(Charts and diagrams as code)
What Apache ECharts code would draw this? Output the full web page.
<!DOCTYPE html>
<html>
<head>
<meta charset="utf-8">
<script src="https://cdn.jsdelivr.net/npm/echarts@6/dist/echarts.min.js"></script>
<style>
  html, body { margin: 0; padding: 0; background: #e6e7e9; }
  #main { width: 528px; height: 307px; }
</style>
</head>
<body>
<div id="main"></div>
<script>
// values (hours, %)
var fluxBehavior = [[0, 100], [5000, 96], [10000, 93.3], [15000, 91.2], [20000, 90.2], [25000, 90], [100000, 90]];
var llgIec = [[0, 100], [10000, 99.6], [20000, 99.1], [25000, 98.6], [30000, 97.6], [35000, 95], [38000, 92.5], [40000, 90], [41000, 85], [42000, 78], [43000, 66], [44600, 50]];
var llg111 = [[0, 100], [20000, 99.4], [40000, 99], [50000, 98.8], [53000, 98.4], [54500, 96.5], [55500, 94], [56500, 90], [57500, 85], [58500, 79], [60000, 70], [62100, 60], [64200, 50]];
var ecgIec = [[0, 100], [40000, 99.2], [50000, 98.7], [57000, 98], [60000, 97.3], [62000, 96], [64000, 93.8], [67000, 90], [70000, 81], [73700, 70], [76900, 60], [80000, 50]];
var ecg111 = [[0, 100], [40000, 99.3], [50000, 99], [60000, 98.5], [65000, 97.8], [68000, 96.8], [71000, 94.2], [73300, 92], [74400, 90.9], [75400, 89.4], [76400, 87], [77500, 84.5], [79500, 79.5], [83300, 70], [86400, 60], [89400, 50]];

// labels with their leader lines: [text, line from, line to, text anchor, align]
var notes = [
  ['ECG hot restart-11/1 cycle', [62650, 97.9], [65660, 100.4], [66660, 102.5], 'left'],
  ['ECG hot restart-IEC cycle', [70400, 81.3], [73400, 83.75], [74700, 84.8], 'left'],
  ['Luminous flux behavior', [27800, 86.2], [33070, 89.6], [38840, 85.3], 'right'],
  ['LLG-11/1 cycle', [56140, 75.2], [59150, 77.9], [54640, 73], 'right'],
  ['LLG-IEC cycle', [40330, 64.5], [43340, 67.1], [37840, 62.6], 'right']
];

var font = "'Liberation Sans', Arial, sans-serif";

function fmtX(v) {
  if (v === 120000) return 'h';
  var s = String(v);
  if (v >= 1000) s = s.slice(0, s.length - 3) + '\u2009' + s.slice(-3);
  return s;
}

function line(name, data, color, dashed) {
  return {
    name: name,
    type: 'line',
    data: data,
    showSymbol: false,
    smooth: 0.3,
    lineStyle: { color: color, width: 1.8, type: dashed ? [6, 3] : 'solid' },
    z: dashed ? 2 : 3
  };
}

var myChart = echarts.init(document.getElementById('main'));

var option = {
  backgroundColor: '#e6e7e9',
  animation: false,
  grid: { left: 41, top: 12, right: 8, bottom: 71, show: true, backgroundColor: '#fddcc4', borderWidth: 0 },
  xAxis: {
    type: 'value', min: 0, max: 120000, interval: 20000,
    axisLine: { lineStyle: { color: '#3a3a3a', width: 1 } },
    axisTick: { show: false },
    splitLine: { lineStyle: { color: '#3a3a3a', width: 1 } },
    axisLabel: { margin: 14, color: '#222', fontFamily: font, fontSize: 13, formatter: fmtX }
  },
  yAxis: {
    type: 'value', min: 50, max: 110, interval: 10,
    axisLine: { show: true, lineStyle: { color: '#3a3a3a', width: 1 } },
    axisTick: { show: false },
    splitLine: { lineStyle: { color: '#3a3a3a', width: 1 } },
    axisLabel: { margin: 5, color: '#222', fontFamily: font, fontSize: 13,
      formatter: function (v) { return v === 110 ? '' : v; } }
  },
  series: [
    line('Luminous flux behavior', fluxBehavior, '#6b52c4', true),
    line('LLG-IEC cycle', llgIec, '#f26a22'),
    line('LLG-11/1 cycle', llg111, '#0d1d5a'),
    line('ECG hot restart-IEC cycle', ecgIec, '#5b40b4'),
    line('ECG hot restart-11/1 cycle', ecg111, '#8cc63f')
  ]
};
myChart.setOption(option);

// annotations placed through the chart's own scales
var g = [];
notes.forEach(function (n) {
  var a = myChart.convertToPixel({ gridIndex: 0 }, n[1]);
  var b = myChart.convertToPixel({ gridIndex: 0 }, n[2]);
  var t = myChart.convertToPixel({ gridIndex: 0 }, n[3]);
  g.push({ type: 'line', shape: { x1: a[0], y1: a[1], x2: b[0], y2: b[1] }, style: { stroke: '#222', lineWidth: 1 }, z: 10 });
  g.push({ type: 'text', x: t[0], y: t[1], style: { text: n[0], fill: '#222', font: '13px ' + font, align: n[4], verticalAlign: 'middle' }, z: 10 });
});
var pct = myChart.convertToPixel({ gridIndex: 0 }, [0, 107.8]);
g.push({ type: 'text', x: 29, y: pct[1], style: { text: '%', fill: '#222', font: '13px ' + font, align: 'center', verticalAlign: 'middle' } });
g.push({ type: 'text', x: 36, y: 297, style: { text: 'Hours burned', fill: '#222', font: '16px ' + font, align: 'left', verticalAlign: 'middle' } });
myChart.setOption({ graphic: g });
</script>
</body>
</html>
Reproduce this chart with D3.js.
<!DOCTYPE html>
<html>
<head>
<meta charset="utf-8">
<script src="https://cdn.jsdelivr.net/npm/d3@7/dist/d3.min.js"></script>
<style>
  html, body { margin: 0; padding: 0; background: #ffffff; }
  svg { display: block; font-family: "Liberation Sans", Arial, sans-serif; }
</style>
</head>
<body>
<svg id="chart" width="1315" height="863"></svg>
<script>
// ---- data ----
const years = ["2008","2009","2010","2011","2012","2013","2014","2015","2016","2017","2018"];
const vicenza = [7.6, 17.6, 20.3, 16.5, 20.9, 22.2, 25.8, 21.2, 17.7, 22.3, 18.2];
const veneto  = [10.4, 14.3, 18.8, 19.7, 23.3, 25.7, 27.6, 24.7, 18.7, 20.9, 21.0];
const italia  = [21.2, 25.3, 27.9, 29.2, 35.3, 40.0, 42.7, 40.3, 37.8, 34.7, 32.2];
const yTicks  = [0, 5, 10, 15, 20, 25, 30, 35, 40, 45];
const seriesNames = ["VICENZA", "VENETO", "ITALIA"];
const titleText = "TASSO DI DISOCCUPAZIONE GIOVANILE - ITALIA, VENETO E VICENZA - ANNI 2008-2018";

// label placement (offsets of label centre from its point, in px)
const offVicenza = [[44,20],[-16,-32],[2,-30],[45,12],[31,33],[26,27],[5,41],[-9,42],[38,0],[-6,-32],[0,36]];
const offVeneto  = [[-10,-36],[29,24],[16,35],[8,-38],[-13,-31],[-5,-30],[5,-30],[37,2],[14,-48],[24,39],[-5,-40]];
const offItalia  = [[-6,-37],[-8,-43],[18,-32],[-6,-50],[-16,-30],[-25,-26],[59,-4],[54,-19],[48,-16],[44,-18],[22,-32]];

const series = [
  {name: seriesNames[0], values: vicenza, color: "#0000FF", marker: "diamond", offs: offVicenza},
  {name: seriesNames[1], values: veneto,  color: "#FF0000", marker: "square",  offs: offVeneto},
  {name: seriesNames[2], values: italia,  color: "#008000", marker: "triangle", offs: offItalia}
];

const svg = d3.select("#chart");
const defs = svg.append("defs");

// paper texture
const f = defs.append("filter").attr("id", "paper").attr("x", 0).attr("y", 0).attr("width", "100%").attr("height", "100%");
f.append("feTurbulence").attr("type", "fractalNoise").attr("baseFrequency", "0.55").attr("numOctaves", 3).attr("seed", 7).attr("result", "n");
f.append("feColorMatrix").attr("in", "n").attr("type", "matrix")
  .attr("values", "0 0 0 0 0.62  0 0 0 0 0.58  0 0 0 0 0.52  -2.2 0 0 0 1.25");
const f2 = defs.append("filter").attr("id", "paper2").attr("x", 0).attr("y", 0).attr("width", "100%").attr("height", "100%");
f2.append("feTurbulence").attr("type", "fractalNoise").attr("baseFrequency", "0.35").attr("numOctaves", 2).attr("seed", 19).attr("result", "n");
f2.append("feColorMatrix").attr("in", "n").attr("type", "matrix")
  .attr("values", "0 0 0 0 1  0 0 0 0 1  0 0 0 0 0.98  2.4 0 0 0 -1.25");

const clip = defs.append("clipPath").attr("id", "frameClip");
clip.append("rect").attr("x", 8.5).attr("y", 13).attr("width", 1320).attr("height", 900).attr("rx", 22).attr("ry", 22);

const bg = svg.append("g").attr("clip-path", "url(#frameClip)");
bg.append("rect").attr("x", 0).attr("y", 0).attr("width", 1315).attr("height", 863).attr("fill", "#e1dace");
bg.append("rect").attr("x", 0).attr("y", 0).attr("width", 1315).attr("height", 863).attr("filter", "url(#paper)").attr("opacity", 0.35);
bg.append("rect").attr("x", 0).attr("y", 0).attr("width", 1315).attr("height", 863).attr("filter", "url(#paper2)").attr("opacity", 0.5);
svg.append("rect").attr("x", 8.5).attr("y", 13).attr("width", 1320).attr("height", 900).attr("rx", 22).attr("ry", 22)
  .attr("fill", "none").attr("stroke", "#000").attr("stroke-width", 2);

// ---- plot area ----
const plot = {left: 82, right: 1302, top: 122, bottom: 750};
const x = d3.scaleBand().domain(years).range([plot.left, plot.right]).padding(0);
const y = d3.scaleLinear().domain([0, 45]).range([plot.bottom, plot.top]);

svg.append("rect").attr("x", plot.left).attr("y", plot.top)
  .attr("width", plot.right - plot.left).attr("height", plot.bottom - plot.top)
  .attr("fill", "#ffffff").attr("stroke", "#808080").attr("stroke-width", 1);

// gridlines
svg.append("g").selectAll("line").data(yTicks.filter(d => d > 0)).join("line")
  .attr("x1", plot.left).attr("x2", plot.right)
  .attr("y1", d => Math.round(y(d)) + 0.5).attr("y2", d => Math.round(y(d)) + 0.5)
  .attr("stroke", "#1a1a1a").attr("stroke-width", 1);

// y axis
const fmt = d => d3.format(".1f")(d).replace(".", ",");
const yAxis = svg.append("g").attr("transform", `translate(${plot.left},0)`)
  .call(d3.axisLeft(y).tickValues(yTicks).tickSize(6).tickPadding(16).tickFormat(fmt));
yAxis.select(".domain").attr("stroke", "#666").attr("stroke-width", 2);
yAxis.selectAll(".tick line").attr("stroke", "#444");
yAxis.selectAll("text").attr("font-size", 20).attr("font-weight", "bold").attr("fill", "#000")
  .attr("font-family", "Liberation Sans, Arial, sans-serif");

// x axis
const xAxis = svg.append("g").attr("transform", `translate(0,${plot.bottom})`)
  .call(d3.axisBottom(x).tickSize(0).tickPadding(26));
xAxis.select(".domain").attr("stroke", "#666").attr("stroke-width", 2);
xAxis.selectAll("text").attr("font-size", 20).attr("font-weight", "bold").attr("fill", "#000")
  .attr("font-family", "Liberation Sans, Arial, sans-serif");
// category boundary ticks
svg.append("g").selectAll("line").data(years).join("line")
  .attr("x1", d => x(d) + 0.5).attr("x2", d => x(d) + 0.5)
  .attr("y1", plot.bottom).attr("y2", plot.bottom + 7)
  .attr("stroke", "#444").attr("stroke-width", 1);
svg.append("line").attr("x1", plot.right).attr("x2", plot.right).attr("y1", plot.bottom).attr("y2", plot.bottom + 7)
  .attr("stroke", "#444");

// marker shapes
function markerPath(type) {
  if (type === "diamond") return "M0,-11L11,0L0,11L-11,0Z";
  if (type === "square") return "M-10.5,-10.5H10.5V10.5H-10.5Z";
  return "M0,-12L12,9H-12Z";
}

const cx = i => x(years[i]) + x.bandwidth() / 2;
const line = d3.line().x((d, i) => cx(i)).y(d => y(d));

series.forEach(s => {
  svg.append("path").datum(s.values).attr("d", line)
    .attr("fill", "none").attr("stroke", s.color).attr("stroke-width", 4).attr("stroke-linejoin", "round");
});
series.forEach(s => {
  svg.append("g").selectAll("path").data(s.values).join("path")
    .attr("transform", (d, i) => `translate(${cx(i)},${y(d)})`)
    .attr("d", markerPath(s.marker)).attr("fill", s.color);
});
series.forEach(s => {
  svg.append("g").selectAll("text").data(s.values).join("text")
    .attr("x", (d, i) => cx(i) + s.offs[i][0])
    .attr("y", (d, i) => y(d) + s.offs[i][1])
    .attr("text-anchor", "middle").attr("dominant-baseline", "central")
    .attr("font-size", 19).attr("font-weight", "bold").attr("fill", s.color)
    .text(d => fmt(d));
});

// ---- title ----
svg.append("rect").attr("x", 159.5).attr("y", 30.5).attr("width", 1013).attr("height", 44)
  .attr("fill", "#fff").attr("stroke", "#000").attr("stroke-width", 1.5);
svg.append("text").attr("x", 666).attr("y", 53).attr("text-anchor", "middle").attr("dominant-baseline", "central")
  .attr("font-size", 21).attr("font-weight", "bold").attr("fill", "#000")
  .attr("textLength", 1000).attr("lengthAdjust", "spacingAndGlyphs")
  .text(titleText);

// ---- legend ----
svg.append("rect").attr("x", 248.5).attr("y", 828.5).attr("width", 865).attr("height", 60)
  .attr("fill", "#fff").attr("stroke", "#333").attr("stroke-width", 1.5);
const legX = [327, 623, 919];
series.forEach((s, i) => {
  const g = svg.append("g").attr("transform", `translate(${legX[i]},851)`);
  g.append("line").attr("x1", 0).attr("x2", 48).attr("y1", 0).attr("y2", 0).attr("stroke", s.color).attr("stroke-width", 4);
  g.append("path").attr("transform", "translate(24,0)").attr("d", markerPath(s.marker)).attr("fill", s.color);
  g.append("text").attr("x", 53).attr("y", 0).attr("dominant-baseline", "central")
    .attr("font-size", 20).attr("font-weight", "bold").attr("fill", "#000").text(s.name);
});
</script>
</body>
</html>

> [TASK] From the first line of the data through the line with "60], [89400, 50]];", quote each line exactly and add nothing else.

> [ANSWER IN FULL]
What Apache ECharts code would draw this? Output the full web page.
<!DOCTYPE html>
<html>
<head>
<meta charset="utf-8">
<script src="https://cdn.jsdelivr.net/npm/echarts@6/dist/echarts.min.js"></script>
<style>
  html, body { margin: 0; padding: 0; background: #e6e7e9; }
  #main { width: 528px; height: 307px; }
</style>
</head>
<body>
<div id="main"></div>
<script>
// values (hours, %)
var fluxBehavior = [[0, 100], [5000, 96], [10000, 93.3], [15000, 91.2], [20000, 90.2], [25000, 90], [100000, 90]];
var llgIec = [[0, 100], [10000, 99.6], [20000, 99.1], [25000, 98.6], [30000, 97.6], [35000, 95], [38000, 92.5], [40000, 90], [41000, 85], [42000, 78], [43000, 66], [44600, 50]];
var llg111 = [[0, 100], [20000, 99.4], [40000, 99], [50000, 98.8], [53000, 98.4], [54500, 96.5], [55500, 94], [56500, 90], [57500, 85], [58500, 79], [60000, 70], [62100, 60], [64200, 50]];
var ecgIec = [[0, 100], [40000, 99.2], [50000, 98.7], [57000, 98], [60000, 97.3], [62000, 96], [64000, 93.8], [67000, 90], [70000, 81], [73700, 70], [76900, 60], [80000, 50]];
var ecg111 = [[0, 100], [40000, 99.3], [50000, 99], [60000, 98.5], [65000, 97.8], [68000, 96.8], [71000, 94.2], [73300, 92], [74400, 90.9], [75400, 89.4], [76400, 87], [77500, 84.5], [79500, 79.5], [83300, 70], [86400, 60], [89400, 50]];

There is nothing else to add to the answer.